## Exercise input
#####

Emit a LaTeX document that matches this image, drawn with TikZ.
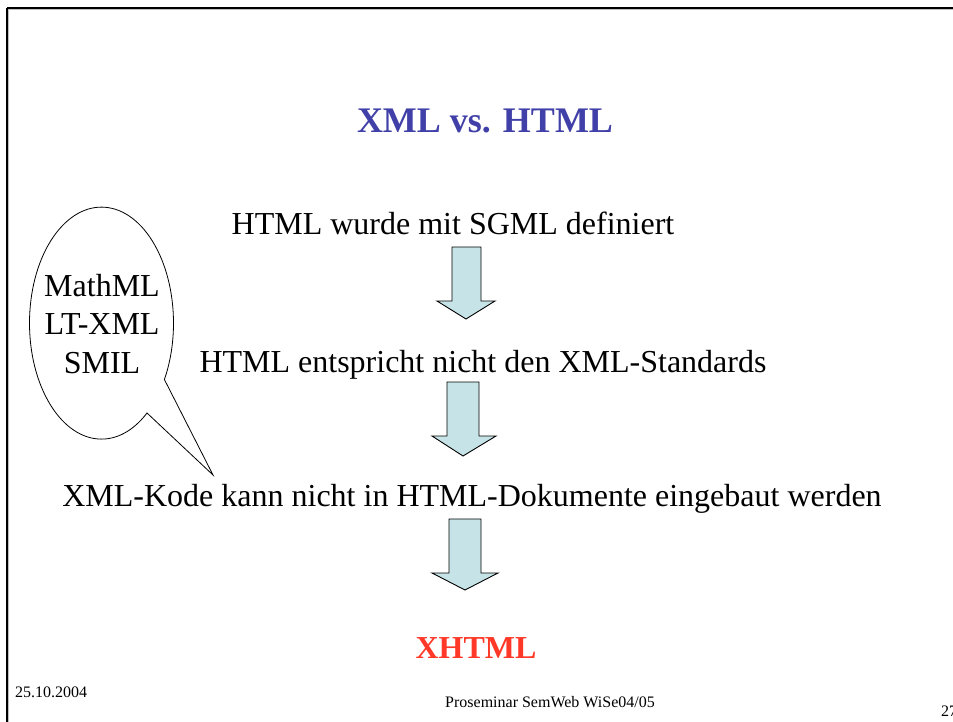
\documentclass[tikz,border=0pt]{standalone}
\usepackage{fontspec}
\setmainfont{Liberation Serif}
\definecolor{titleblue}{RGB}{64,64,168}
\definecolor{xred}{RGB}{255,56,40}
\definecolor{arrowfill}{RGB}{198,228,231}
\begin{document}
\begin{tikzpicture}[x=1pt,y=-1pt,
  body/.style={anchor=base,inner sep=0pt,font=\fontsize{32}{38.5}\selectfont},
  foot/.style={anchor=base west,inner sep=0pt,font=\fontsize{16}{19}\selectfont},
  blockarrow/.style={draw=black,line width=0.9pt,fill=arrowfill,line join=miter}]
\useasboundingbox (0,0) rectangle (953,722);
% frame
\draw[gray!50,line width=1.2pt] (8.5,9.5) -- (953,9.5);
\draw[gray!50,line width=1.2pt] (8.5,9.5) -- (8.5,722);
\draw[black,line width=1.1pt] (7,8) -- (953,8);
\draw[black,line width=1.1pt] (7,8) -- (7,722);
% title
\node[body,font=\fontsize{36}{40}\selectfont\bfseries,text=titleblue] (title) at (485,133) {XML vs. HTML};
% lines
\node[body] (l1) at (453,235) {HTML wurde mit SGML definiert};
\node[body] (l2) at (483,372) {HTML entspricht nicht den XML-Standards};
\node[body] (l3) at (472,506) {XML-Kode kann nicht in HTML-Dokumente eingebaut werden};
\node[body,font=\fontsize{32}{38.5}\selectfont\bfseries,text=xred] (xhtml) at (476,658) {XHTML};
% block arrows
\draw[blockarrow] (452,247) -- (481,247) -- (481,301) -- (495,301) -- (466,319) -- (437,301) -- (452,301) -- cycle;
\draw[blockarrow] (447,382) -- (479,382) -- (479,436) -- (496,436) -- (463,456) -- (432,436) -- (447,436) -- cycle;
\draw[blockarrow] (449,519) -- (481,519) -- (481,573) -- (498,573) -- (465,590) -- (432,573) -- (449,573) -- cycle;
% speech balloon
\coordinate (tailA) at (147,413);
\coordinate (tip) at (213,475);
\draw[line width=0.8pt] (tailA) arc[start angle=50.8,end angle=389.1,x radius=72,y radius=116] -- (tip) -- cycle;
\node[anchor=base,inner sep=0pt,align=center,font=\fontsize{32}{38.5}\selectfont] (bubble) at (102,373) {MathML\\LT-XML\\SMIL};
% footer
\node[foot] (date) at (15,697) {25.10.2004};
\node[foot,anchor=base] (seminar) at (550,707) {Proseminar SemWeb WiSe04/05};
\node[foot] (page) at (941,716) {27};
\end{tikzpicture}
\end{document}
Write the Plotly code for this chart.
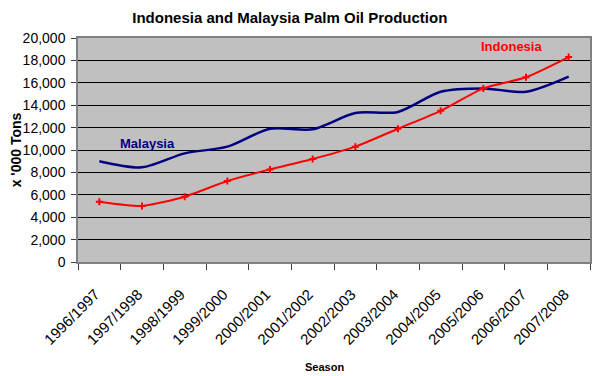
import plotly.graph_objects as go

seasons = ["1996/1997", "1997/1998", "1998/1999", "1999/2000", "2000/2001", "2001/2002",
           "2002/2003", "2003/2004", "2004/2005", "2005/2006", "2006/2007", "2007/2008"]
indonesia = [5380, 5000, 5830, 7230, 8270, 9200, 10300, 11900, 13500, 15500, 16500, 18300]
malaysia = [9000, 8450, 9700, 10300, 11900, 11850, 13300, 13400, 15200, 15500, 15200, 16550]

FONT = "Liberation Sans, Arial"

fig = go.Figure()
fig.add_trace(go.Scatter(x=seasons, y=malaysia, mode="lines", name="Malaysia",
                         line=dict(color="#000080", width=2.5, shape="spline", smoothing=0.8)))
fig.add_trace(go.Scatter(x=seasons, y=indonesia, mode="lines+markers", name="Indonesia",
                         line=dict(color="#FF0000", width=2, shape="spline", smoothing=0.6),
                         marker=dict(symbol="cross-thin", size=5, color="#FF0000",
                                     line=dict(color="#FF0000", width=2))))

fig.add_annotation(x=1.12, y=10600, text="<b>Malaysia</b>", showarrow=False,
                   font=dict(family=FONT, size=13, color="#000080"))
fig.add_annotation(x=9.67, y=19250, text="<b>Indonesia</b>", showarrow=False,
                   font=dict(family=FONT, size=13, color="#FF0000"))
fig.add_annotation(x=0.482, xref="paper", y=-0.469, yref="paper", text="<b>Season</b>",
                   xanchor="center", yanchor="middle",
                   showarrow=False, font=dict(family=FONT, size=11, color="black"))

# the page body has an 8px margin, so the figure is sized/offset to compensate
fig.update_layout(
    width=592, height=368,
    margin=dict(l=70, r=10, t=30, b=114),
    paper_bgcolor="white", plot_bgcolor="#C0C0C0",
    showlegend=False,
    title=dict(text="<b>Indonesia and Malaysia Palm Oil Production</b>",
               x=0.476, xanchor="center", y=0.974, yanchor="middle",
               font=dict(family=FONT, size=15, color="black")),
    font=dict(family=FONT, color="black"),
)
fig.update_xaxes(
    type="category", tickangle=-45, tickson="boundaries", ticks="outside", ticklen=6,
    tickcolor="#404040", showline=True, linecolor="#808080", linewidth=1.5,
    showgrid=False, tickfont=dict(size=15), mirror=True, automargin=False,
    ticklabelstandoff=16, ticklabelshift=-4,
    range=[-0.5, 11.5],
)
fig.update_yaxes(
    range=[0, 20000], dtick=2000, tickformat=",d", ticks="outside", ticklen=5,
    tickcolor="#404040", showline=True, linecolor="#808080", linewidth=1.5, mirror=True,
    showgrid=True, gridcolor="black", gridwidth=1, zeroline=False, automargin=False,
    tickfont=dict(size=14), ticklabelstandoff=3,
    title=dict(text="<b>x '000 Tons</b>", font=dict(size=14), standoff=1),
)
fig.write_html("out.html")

#####

## Requirements
Pictures in the data above should not be copied; transcribe everything else exactly.

## Output below
Emit a LaTeX document that matches this image, drawn with TikZ.
\documentclass[tikz,border=0pt]{standalone}
\usepackage{fontspec}
\setmainfont{Liberation Serif}
\definecolor{titleblue}{RGB}{64,64,168}
\definecolor{xred}{RGB}{255,56,40}
\definecolor{arrowfill}{RGB}{198,228,231}
\begin{document}
\begin{tikzpicture}[x=1pt,y=-1pt,
  body/.style={anchor=base,inner sep=0pt,font=\fontsize{32}{38.5}\selectfont},
  foot/.style={anchor=base west,inner sep=0pt,font=\fontsize{16}{19}\selectfont},
  blockarrow/.style={draw=black,line width=0.9pt,fill=arrowfill,line join=miter}]
\useasboundingbox (0,0) rectangle (953,722);
% frame
\draw[gray!50,line width=1.2pt] (8.5,9.5) -- (953,9.5);
\draw[gray!50,line width=1.2pt] (8.5,9.5) -- (8.5,722);
\draw[black,line width=1.1pt] (7,8) -- (953,8);
\draw[black,line width=1.1pt] (7,8) -- (7,722);
% title
\node[body,font=\fontsize{36}{40}\selectfont\bfseries,text=titleblue] (title) at (485,133) {XML vs. HTML};
% lines
\node[body] (l1) at (453,235) {HTML wurde mit SGML definiert};
\node[body] (l2) at (483,372) {HTML entspricht nicht den XML-Standards};
\node[body] (l3) at (472,506) {XML-Kode kann nicht in HTML-Dokumente eingebaut werden};
\node[body,font=\fontsize{32}{38.5}\selectfont\bfseries,text=xred] (xhtml) at (476,658) {XHTML};
% block arrows
\draw[blockarrow] (452,247) -- (481,247) -- (481,301) -- (495,301) -- (466,319) -- (437,301) -- (452,301) -- cycle;
\draw[blockarrow] (447,382) -- (479,382) -- (479,436) -- (496,436) -- (463,456) -- (432,436) -- (447,436) -- cycle;
\draw[blockarrow] (449,519) -- (481,519) -- (481,573) -- (498,573) -- (465,590) -- (432,573) -- (449,573) -- cycle;
% speech balloon
\coordinate (tailA) at (147,413);
\coordinate (tip) at (213,475);
\draw[line width=0.8pt] (tailA) arc[start angle=50.8,end angle=389.1,x radius=72,y radius=116] -- (tip) -- cycle;
\node[anchor=base,inner sep=0pt,align=center,font=\fontsize{32}{38.5}\selectfont] (bubble) at (102,373) {MathML\\LT-XML\\SMIL};
% footer
\node[foot] (date) at (15,697) {25.10.2004};
\node[foot,anchor=base] (seminar) at (550,707) {Proseminar SemWeb WiSe04/05};
\node[foot] (page) at (941,716) {27};
\end{tikzpicture}
\end{document}
Write the Plotly code for this chart.
import plotly.graph_objects as go

seasons = ["1996/1997", "1997/1998", "1998/1999", "1999/2000", "2000/2001", "2001/2002",
           "2002/2003", "2003/2004", "2004/2005", "2005/2006", "2006/2007", "2007/2008"]
indonesia = [5380, 5000, 5830, 7230, 8270, 9200, 10300, 11900, 13500, 15500, 16500, 18300]
malaysia = [9000, 8450, 9700, 10300, 11900, 11850, 13300, 13400, 15200, 15500, 15200, 16550]

FONT = "Liberation Sans, Arial"

fig = go.Figure()
fig.add_trace(go.Scatter(x=seasons, y=malaysia, mode="lines", name="Malaysia",
                         line=dict(color="#000080", width=2.5, shape="spline", smoothing=0.8)))
fig.add_trace(go.Scatter(x=seasons, y=indonesia, mode="lines+markers", name="Indonesia",
                         line=dict(color="#FF0000", width=2, shape="spline", smoothing=0.6),
                         marker=dict(symbol="cross-thin", size=5, color="#FF0000",
                                     line=dict(color="#FF0000", width=2))))

fig.add_annotation(x=1.12, y=10600, text="<b>Malaysia</b>", showarrow=False,
                   font=dict(family=FONT, size=13, color="#000080"))
fig.add_annotation(x=9.67, y=19250, text="<b>Indonesia</b>", showarrow=False,
                   font=dict(family=FONT, size=13, color="#FF0000"))
fig.add_annotation(x=0.482, xref="paper", y=-0.469, yref="paper", text="<b>Season</b>",
                   xanchor="center", yanchor="middle",
                   showarrow=False, font=dict(family=FONT, size=11, color="black"))

# the page body has an 8px margin, so the figure is sized/offset to compensate
fig.update_layout(
    width=592, height=368,
    margin=dict(l=70, r=10, t=30, b=114),
    paper_bgcolor="white", plot_bgcolor="#C0C0C0",
    showlegend=False,
    title=dict(text="<b>Indonesia and Malaysia Palm Oil Production</b>",
               x=0.476, xanchor="center", y=0.974, yanchor="middle",
               font=dict(family=FONT, size=15, color="black")),
    font=dict(family=FONT, color="black"),
)
fig.update_xaxes(
    type="category", tickangle=-45, tickson="boundaries", ticks="outside", ticklen=6,
    tickcolor="#404040", showline=True, linecolor="#808080", linewidth=1.5,
    showgrid=False, tickfont=dict(size=15), mirror=True, automargin=False,
    ticklabelstandoff=16, ticklabelshift=-4,
    range=[-0.5, 11.5],
)
fig.update_yaxes(
    range=[0, 20000], dtick=2000, tickformat=",d", ticks="outside", ticklen=5,
    tickcolor="#404040", showline=True, linecolor="#808080", linewidth=1.5, mirror=True,
    showgrid=True, gridcolor="black", gridwidth=1, zeroline=False, automargin=False,
    tickfont=dict(size=14), ticklabelstandoff=3,
    title=dict(text="<b>x '000 Tons</b>", font=dict(size=14), standoff=1),
)
fig.write_html("out.html")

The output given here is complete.